- PROVIDED DATA:
## BEGIN

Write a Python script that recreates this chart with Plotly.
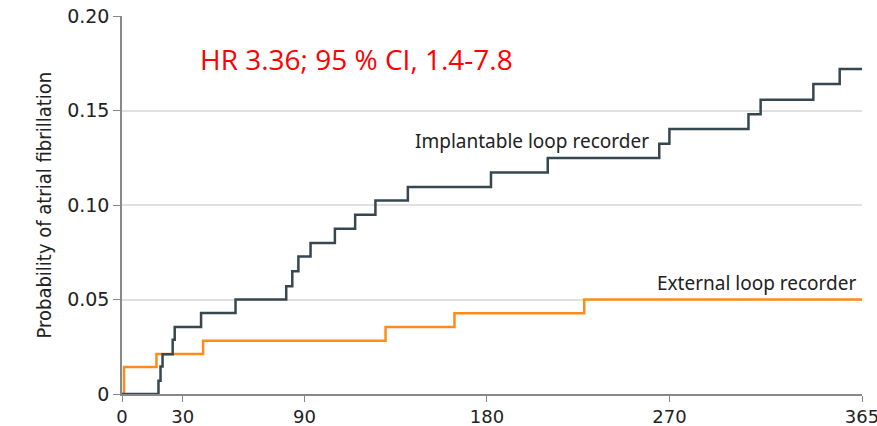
import plotly.graph_objects as go

# Implantable loop recorder (ILR) Kaplan-Meier steps
ilr_days = [0, 18, 19, 20, 25, 26, 39, 56, 81, 84, 87, 93, 105, 115, 125, 141, 182, 210, 265, 270, 309, 315, 341, 354, 365]
ilr_prob = [0, 0.007, 0.0145, 0.021, 0.0287, 0.0354, 0.0429, 0.05, 0.057, 0.065, 0.0728, 0.0799, 0.0875, 0.0949,
            0.1024, 0.1095, 0.1172, 0.1249, 0.1324, 0.1402, 0.148, 0.1557, 0.164, 0.172, 0.172]

# External loop recorder (ELR) Kaplan-Meier steps
elr_days = [0, 1, 17, 40, 130, 164, 228, 365]
elr_prob = [0, 0.0143, 0.0212, 0.0282, 0.0354, 0.0427, 0.05, 0.05]

x_ticks = [0, 30, 90, 180, 270, 365]
y_ticks = [0, 0.05, 0.10, 0.15, 0.20]
y_tick_labels = ["0", "0.05", "0.10", "0.15", "0.20"]

DARK = "#37474f"
ORANGE = "#ff8c1a"

fig = go.Figure()
fig.add_trace(go.Scatter(x=elr_days, y=elr_prob, mode="lines", line=dict(color=ORANGE, width=2.5, shape="hv"),
                         cliponaxis=False, showlegend=False))
fig.add_trace(go.Scatter(x=ilr_days, y=ilr_prob, mode="lines", line=dict(color=DARK, width=2.5, shape="hv"),
                         cliponaxis=False, showlegend=False))

fig.add_annotation(x=261, y=0.134, xref="x", yref="y", text="Implantable loop recorder", showarrow=False,
                   xanchor="right", yanchor="middle", font=dict(family="Noto Sans", size=19, color="#222222"))
fig.add_annotation(x=363, y=0.0585, xref="x", yref="y", text="External loop recorder", showarrow=False,
                   xanchor="right", yanchor="middle", font=dict(family="Noto Sans", size=19, color="#222222"))
fig.add_annotation(x=115.7, y=0.177, xref="x", yref="y", text="HR 3.36; 95 % CI, 1.4-7.8", showarrow=False,
                   xanchor="center", yanchor="middle", font=dict(family="Open Sans", size=28, color="#ff0000"))
fig.add_annotation(x=(43.5 - 122) / 740, y=0.50, xref="paper", yref="paper", text="Probability of atrial fibrillation",
                   showarrow=False, textangle=-90, xanchor="center", yanchor="middle",
                   font=dict(family="DejaVu Sans Condensed", size=20, color="#222222"))

fig.update_xaxes(range=[0, 365], tickvals=x_ticks, ticktext=[str(v) for v in x_ticks], showgrid=False,
                 showline=True, linecolor="#888888", linewidth=1.5, ticks="outside", ticklen=6, tickcolor="#888888",
                 tickfont=dict(family="DejaVu Sans", size=18, color="#222222"), zeroline=False,
                 automargin=False, ticklabeloverflow="allow")
fig.update_yaxes(range=[0, 0.2], tickvals=y_ticks, ticktext=y_tick_labels, showgrid=True, gridcolor="#e0e0e0",
                 gridwidth=1.5, showline=True, linecolor="#888888", linewidth=1.5, ticks="outside", ticklen=7,
                 tickcolor="#888888", tickfont=dict(family="DejaVu Sans", size=19, color="#222222"), zeroline=False,
                 automargin=False, ticklabeloverflow="allow")

fig.update_layout(width=877, height=426, margin=dict(l=122, r=15, t=16, b=32), plot_bgcolor="white",
                  paper_bgcolor="white", showlegend=False)

fig.write_html("out.html")
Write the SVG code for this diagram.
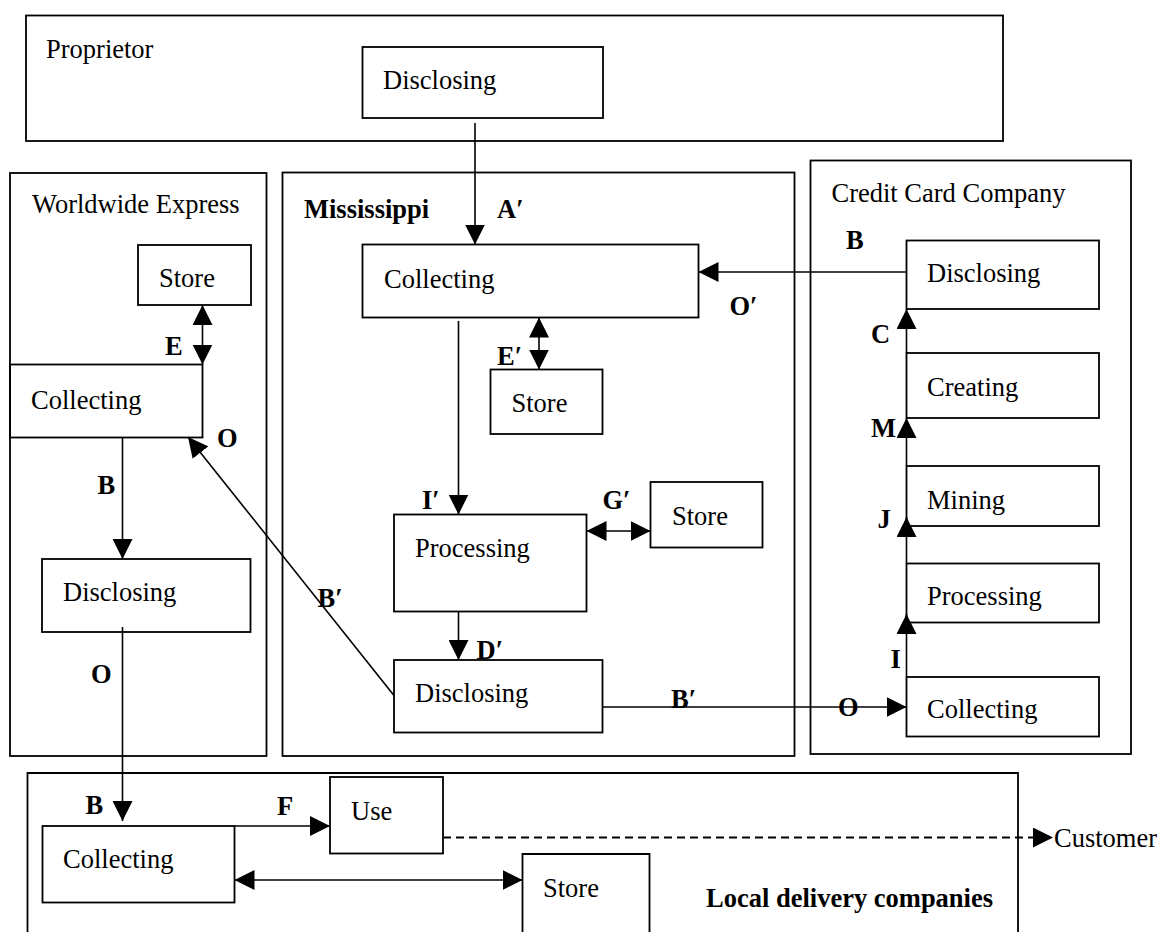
<svg xmlns="http://www.w3.org/2000/svg" width="1167" height="932" viewBox="0 0 1167 932">
<style>
.box{fill:none;stroke:#000;stroke-width:1.8}
.t{font-family:"Liberation Serif","DejaVu Serif",serif;font-size:26.5px;fill:#000}
.b{font-family:"Liberation Serif","DejaVu Serif",serif;font-size:26.5px;font-weight:bold;fill:#000}
.c{fill:none;stroke:#000;stroke-width:1.6}
.a{marker-end:url(#ah)}
.d{marker-start:url(#ah);marker-end:url(#ah)}
.dash{stroke-dasharray:8 5;stroke-width:1.9}
</style>
<defs>
<marker id="ah" markerUnits="userSpaceOnUse" markerWidth="20" markerHeight="20" refX="20" refY="10" orient="auto-start-reverse" viewBox="0 0 20 20">
<path d="M0,0 L20,10 L0,20 z" fill="#000"/>
</marker>
</defs>
<rect width="1167" height="932" fill="#fff"/>

<g id="proprietor">
<rect class="box" x="26" y="15.5" width="977" height="125.5"/>
<text class="t" x="46" y="58">Proprietor</text>
</g>
<g id="prop-disclosing">
<rect class="box" x="362.5" y="47" width="240.5" height="71"/>
<text class="t" x="383" y="89">Disclosing</text>
</g>

<g id="worldwide">
<rect class="box" x="10" y="173" width="256.5" height="583"/>
<text class="t" x="32" y="213">Worldwide Express</text>
</g>
<g id="we-store">
<rect class="box" x="138" y="245" width="113" height="60"/>
<text class="t" x="159" y="287">Store</text>
</g>
<g id="we-collecting">
<rect class="box" x="10" y="364.5" width="192.5" height="73"/>
<text class="t" x="31" y="409">Collecting</text>
</g>
<g id="we-disclosing">
<rect class="box" x="42" y="559" width="208.5" height="73"/>
<text class="t" x="63" y="601">Disclosing</text>
</g>

<g id="mississippi">
<rect class="box" x="282.5" y="172.5" width="512" height="583.5"/>
<text class="b" x="304" y="218">Mississippi</text>
</g>
<g id="mi-collecting">
<rect class="box" x="362.5" y="244.5" width="336" height="73"/>
<text class="t" x="384" y="288">Collecting</text>
</g>
<g id="mi-store1">
<rect class="box" x="490.5" y="369.5" width="112" height="64.5"/>
<text class="t" x="511.5" y="411.5">Store</text>
</g>
<g id="mi-processing">
<rect class="box" x="394" y="514.5" width="192.5" height="97"/>
<text class="t" x="415" y="557">Processing</text>
</g>
<g id="mi-store2">
<rect class="box" x="650.5" y="482" width="112" height="65.5"/>
<text class="t" x="672" y="525">Store</text>
</g>
<g id="mi-disclosing">
<rect class="box" x="394" y="660" width="208.5" height="72.5"/>
<text class="t" x="415" y="702">Disclosing</text>
</g>

<g id="creditcard">
<rect class="box" x="810.5" y="160.5" width="320.5" height="593.5"/>
<text class="t" x="831.5" y="202">Credit Card Company</text>
</g>
<g id="cc-disclosing">
<rect class="box" x="906.5" y="240.5" width="192.5" height="68.5"/>
<text class="t" x="927" y="282">Disclosing</text>
</g>
<g id="cc-creating">
<rect class="box" x="906.5" y="353" width="192.5" height="65"/>
<text class="t" x="927" y="396">Creating</text>
</g>
<g id="cc-mining">
<rect class="box" x="906.5" y="466" width="192.5" height="60"/>
<text class="t" x="927" y="509">Mining</text>
</g>
<g id="cc-processing">
<rect class="box" x="906.5" y="563.5" width="192.5" height="59"/>
<text class="t" x="927" y="605">Processing</text>
</g>
<g id="cc-collecting">
<rect class="box" x="906.5" y="677" width="192.5" height="59.5"/>
<text class="t" x="927" y="718">Collecting</text>
</g>

<g id="local">
<path class="box" d="M27.5,940 V773 H1018 V940"/>
<text class="b" x="706" y="907">Local delivery companies</text>
</g>
<g id="lo-collecting">
<rect class="box" x="42.5" y="826" width="192" height="76.5"/>
<text class="t" x="63" y="868">Collecting</text>
</g>
<g id="lo-use">
<rect class="box" x="330" y="777" width="113" height="76.5"/>
<text class="t" x="351" y="820">Use</text>
</g>
<g id="lo-store">
<path class="box" d="M522.5,940 V854 H649.5 V940"/>
<text class="t" x="543" y="897">Store</text>
</g>
<g id="customer">
<text class="t" x="1054" y="847">Customer</text>
</g>

<g id="connectors">
<line class="c a" x1="475" y1="123" x2="475" y2="244.5"/>
<line class="c d" x1="202.5" y1="305" x2="202.5" y2="364.5"/>
<line class="c a" x1="122.5" y1="437.5" x2="122.5" y2="559"/>
<line class="c a" x1="394" y1="695.5" x2="188" y2="437"/>
<line class="c a" x1="122.5" y1="627" x2="122.5" y2="821"/>
<line class="c a" x1="906.5" y1="272" x2="698.5" y2="272"/>
<line class="c a" x1="458.5" y1="321" x2="458.5" y2="514.5"/>
<line class="c d" x1="539" y1="317.5" x2="539" y2="369.5"/>
<line class="c d" x1="586.5" y1="531" x2="650.5" y2="531"/>
<line class="c a" x1="458.5" y1="611.5" x2="458.5" y2="660"/>
<line class="c a" x1="602.5" y1="707" x2="906.5" y2="707"/>
<line class="c a" x1="906.5" y1="353" x2="906.5" y2="309"/>
<line class="c a" x1="906.5" y1="466" x2="906.5" y2="418"/>
<line class="c a" x1="906.5" y1="563.5" x2="906.5" y2="517"/>
<line class="c a" x1="906.5" y1="677" x2="906.5" y2="614"/>
<line class="c a" x1="234.5" y1="826" x2="330" y2="826"/>
<line class="c d" x1="234.5" y1="880" x2="522.5" y2="880"/>
<line class="c a dash" x1="443" y1="837.5" x2="1053" y2="837.5"/>
<text class="b" x="497" y="218">A′</text>
<text class="b" x="165" y="355">E</text>
<text class="b" x="217" y="447">O</text>
<text class="b" x="97.5" y="494">B</text>
<text class="b" x="91" y="683">O</text>
<text class="b" x="317.5" y="607">B′</text>
<text class="b" x="729.5" y="315">O′</text>
<text class="b" x="497" y="365">E′</text>
<text class="b" x="422" y="509">I′</text>
<text class="b" x="602.5" y="509">G′</text>
<text class="b" x="476.5" y="658.5">D′</text>
<text class="b" x="671" y="708">B′</text>
<text class="b" x="838" y="716">O</text>
<text class="b" x="846" y="249">B</text>
<text class="b" x="871" y="343">C</text>
<text class="b" x="871" y="437">M</text>
<text class="b" x="877.5" y="528">J</text>
<text class="b" x="890.5" y="668">I</text>
<text class="b" x="85.5" y="814">B</text>
<text class="b" x="277" y="815">F</text>
</g>
</svg>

## END

- EXERCISE:
Every line from the top of the material above through the line with "import plotly.graph_objects as go" should be duplicated exactly, please; leave out the pictures.

- RESULT FOR THIS TASK:
Write a Python script that recreates this chart with Plotly.
import plotly.graph_objects as go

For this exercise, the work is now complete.